WATKINS GLEN, N.Y. — It’s easy to identify all the winners and losers from Sunday’s Finger Lakes 355 at Watkins Glen International — or is it?
Here’s my take on a wild race at the Glen:
Winner — Marcos Ambrose, of course. Not that Ambrose needed to remind anyone of his road course credentials, but Ambrose is all but unbeatable at the Glen, having won there three times in the NASCAR Nationwide Series and twice straight in Sprint Cup. The victory gives Ambrose a glimmer of hope where the Chase is concerned, if he can do something he’s never done before — win on an oval. Next on the schedule is Michigan, where Ambrose won the pole in June. “There’s no reason why we can’t go there and surprise them again,” Ambrose said.
Loser — Kyle Busch. A second victory would have made Busch’s path into the Chase for the Sprint Cup a lot less thorny, and Busch looked like a winner when he took the white flag with an eight car-length lead over Brad Keselowski. But Busch was derailed by oil in the racing groove in Turn 1 and lost the lead when Keselowski also slid in the oil and knocked him for a loop in Turn 2. Busch nevertheless finished seventh, but he still hasn’t found his second win.
Winner — Brad Keselowski. Losing the duel with Ambrose cost Kez what would have been a series-leading fourth victory, but the driver of the No. 2 Dodge nevertheless gained two spots to a solid fifth in the Cup standings. Keselowski, who also finished second in Saturday’s Nationwide race, also scored bonus points for his sportsmanship after both events. Not wanting to make enemies before the Chase, Keselowski says he’s banking “nice-guy points” for the final 10 races.
Loser — Denny Hamlin. Feeling the heat from flames through the firewall after his engine exploded on Sunday, Hamlin also is feeling the heat of the Chase bubble, where he landed after his 34th-place finish. True, Hamlin has an insurance policy with his two victories earlier this season, but he’s now in a vulnerable position. Now 10th in points and just 40 points ahead of Kasey Kahne, Hamlin could lose six bonus points to start the Chase (three for each win) if he has more bad luck and falls out of the top 10.
Winner — Jeff Gordon. Winner? Yes, though Gordon spun on oil in the final corner, finished 21st and lost control of the provisional Chase wild card spot he occupied after winning at Pocono, he dodged a bullet on Sunday. A Kyle Busch victory would have forced Gordon to win one of the next four races to secure a spot in the Chase. As it stands now, Gordon can reclaim a provisional wild-card spot by winning a race or by outscoring Ryan Newman by 11 points and Busch by five over the next four races, providing neither of those drivers (or Ambrose, Carl Edwards or Joey Logano) posts a win.

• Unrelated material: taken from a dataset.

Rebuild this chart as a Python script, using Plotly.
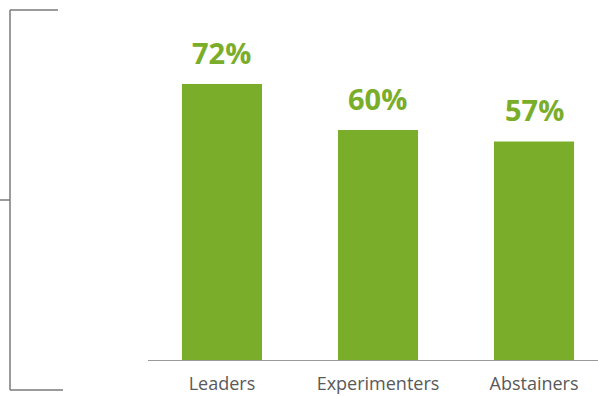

Loser — Dale Earnhardt Jr. Poised for a top-10 finish, Earnhardt overdrove the inner loop and spun at the entrance to Turn 5 with six laps left. In his own words Earnhardt “drove like a dummy” and cost himself the series lead, dropping from first to fourth in the standings. But Earnhardt Nation can take heart. The damage is merely cosmetic. When the Chase field is re-racked after Richmond four races from now, the number of victories is paramount, and who’s in first today matters not at all.
Winner — The large, enthusiastic crowd at Watkins Glen, which saw one of the most exciting finishes of the season. Collectively, Sprint Cup drivers have become much more proficient at road courses over the past decade. “Brad Keselowski and Kyle Busch are two of the best road racers I’ve ever been around,” said Ambrose, who is without peer. The quality of competition at road courses, which was lacking in the 1990s but is in full flower now, would argue for the inclusion of another road course on the Cup schedule, ideally in the Chase. Sonoma is lovely in September. So is Montreal, which doesn’t have to compete against the NFL. NASCAR chairman and CEO said in July that a road course in the Chase wasn’t a priority. In light of Sunday’s action, it’s time to re-evaluate that position.